**** Records shown ****

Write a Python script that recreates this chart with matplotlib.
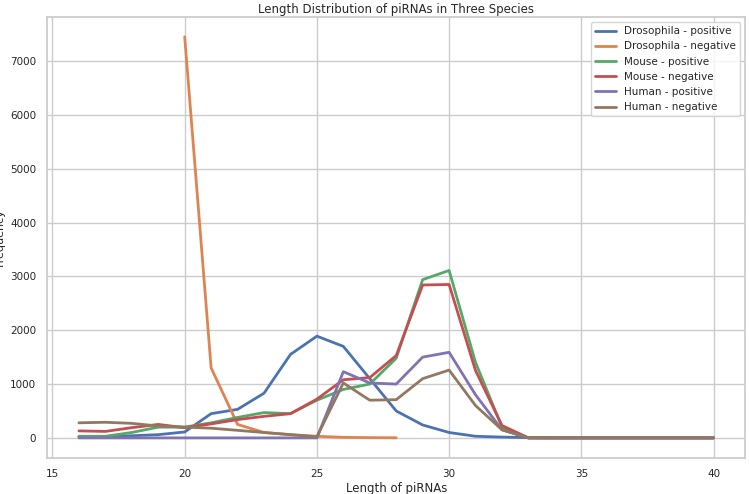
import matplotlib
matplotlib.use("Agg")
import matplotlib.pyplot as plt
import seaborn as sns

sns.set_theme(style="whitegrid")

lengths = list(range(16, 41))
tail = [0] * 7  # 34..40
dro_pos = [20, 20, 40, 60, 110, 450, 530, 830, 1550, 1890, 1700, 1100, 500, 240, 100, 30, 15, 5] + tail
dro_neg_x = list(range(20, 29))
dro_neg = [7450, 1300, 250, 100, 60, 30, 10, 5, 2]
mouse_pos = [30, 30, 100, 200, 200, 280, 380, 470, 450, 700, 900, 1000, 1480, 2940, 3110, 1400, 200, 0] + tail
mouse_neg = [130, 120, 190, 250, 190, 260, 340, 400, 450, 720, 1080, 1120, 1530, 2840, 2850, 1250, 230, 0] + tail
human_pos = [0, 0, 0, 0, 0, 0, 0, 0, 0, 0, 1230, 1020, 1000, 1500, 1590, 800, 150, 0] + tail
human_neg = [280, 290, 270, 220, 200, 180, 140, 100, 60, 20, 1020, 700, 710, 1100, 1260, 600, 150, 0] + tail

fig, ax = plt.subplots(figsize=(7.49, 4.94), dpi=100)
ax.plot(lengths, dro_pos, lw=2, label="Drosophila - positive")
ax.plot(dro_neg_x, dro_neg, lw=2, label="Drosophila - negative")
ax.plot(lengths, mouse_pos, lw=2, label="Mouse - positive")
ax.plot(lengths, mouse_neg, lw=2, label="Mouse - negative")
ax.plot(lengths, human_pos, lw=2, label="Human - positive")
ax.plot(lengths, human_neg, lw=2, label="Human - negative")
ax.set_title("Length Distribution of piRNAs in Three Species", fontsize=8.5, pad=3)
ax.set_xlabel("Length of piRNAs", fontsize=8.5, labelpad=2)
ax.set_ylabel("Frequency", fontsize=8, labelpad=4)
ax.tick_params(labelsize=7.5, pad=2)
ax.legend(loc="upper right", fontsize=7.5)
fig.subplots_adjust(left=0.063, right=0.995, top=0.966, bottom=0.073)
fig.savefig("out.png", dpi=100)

****
**** Records shown ****

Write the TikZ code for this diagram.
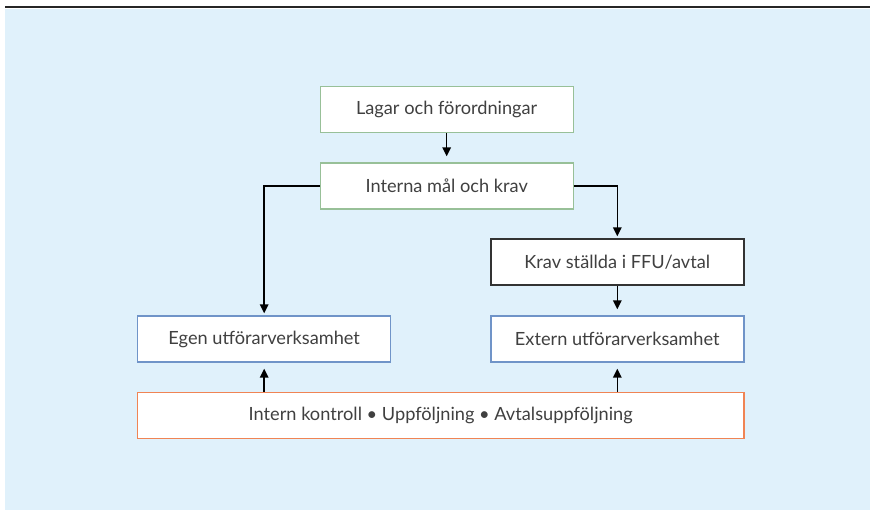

****
**** Records shown ****

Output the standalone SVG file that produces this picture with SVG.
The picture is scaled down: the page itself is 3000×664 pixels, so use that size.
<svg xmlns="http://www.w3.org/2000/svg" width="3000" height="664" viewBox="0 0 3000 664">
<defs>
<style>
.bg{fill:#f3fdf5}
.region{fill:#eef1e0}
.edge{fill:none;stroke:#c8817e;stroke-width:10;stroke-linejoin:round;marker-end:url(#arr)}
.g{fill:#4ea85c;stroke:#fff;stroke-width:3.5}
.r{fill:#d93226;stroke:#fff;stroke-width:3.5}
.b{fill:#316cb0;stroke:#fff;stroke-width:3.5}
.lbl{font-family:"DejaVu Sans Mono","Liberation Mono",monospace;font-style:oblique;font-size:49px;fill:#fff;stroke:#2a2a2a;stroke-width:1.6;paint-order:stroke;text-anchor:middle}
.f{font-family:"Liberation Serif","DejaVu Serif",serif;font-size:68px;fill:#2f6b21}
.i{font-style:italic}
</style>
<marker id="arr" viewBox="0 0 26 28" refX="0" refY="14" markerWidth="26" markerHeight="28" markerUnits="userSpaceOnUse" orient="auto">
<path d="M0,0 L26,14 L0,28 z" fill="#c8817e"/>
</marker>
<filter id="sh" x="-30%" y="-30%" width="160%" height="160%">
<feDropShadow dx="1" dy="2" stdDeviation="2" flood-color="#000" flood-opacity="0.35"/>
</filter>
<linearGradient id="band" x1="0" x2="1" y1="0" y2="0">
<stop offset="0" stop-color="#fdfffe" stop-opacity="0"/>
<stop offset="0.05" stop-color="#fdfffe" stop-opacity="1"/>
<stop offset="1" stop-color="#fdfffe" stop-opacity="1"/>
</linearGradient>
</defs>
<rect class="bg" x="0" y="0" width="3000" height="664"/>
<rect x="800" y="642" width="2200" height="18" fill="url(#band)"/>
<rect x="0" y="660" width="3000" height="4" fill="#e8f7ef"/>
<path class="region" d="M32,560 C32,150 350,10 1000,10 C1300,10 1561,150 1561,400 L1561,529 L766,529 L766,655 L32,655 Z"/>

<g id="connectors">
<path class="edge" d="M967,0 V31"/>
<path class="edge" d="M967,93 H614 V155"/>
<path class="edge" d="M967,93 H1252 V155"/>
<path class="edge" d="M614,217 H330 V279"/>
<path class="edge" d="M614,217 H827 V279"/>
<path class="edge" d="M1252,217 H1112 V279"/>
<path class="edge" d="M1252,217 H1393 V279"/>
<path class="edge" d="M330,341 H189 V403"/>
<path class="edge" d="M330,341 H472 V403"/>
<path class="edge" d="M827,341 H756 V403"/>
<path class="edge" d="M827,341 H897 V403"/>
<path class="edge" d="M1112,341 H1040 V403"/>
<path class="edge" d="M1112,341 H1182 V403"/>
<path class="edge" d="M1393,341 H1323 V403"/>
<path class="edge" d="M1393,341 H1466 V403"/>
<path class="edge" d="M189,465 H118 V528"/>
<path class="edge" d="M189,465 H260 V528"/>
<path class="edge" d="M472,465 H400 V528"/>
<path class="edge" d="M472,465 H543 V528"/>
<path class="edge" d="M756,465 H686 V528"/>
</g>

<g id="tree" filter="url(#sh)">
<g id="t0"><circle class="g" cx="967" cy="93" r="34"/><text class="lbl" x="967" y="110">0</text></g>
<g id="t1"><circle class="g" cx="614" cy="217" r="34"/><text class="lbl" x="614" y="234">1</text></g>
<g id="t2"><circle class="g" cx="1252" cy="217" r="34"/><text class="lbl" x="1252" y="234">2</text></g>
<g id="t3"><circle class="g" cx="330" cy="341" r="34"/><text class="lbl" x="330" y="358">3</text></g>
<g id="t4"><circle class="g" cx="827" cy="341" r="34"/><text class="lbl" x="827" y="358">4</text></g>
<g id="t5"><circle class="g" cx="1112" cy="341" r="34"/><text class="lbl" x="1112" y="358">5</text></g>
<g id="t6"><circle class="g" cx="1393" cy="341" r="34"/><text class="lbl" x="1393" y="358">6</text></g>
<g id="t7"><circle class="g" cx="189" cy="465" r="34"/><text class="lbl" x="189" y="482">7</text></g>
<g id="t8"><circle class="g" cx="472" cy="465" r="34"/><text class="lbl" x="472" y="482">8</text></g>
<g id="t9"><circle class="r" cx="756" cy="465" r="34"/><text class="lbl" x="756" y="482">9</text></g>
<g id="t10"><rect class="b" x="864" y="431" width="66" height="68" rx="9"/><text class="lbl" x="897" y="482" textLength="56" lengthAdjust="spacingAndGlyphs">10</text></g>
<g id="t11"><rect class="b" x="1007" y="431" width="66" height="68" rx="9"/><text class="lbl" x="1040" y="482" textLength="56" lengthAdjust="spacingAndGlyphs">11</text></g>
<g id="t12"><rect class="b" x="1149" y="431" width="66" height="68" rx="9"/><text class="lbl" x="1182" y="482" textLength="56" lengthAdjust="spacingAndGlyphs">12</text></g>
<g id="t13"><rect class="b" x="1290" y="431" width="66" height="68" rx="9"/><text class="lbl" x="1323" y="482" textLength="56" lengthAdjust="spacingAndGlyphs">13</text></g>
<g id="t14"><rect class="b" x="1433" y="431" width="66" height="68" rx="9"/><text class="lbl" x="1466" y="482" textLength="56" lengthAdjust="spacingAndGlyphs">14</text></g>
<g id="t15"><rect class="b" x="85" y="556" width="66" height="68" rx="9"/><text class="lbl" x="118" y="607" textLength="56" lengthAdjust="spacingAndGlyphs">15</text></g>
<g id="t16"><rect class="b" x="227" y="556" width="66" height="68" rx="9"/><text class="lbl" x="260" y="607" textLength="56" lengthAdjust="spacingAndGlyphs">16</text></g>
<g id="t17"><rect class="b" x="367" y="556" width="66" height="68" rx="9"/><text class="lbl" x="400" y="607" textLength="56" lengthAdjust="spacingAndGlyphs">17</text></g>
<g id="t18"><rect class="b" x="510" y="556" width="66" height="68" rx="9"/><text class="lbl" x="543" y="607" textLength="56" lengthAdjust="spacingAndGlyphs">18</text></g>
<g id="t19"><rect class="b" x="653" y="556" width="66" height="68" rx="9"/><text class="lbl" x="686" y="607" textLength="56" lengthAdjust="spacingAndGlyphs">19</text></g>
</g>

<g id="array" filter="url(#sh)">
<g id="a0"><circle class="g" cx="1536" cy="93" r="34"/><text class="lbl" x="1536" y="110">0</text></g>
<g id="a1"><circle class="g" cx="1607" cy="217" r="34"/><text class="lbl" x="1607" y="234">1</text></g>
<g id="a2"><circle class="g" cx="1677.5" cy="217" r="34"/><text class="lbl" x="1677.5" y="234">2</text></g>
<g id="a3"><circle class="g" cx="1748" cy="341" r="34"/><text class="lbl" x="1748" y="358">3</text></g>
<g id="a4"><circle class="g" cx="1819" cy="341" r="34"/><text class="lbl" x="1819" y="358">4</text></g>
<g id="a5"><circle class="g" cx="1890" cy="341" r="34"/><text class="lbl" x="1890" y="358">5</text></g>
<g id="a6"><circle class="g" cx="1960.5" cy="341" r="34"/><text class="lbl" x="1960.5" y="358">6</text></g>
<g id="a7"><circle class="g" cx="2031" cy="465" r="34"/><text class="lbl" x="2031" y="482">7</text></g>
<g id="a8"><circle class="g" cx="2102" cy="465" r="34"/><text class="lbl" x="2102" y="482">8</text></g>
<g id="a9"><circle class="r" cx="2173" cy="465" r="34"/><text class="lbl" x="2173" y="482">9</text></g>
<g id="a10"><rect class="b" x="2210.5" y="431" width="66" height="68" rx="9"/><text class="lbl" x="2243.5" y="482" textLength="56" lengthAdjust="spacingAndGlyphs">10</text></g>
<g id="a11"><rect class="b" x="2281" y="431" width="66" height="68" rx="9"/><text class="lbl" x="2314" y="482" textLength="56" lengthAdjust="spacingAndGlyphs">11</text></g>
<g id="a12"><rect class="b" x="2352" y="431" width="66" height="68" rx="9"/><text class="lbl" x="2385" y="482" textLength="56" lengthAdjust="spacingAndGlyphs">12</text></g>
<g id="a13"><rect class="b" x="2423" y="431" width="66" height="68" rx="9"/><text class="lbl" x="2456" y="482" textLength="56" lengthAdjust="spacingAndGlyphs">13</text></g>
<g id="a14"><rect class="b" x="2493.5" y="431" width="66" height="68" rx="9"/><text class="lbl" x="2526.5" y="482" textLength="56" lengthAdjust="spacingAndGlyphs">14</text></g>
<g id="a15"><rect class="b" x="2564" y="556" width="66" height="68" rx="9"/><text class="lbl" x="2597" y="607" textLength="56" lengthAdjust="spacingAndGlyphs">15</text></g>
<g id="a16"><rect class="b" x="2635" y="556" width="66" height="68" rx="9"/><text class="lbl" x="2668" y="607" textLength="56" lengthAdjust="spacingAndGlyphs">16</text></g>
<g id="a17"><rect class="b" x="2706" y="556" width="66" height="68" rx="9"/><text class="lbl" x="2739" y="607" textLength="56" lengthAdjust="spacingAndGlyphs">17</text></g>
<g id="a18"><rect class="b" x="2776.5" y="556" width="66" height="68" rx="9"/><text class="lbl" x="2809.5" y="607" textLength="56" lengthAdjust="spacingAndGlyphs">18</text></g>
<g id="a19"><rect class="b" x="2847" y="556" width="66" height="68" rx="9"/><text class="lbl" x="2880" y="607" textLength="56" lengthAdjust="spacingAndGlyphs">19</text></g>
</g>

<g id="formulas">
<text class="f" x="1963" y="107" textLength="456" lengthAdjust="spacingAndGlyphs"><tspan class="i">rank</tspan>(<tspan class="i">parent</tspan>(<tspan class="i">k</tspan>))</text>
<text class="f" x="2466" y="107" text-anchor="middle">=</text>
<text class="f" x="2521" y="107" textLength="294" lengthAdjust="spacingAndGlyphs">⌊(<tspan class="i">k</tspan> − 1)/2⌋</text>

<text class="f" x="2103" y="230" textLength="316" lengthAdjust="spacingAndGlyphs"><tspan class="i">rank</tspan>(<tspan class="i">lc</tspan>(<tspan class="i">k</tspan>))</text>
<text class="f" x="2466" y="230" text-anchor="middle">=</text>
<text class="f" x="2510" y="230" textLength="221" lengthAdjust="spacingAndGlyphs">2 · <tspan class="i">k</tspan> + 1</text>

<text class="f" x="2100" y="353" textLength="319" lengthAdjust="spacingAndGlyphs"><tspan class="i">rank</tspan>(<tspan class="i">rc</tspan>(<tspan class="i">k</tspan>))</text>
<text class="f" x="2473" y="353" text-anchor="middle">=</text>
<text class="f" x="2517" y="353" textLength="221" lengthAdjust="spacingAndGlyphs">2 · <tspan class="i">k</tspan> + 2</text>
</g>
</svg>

****

# Task description:
From the entries above, pull out each line that includes "matplotlib".

# Answer below:
Write a Python script that recreates this chart with matplotlib.
import matplotlib
matplotlib.use("Agg")
import matplotlib.pyplot as plt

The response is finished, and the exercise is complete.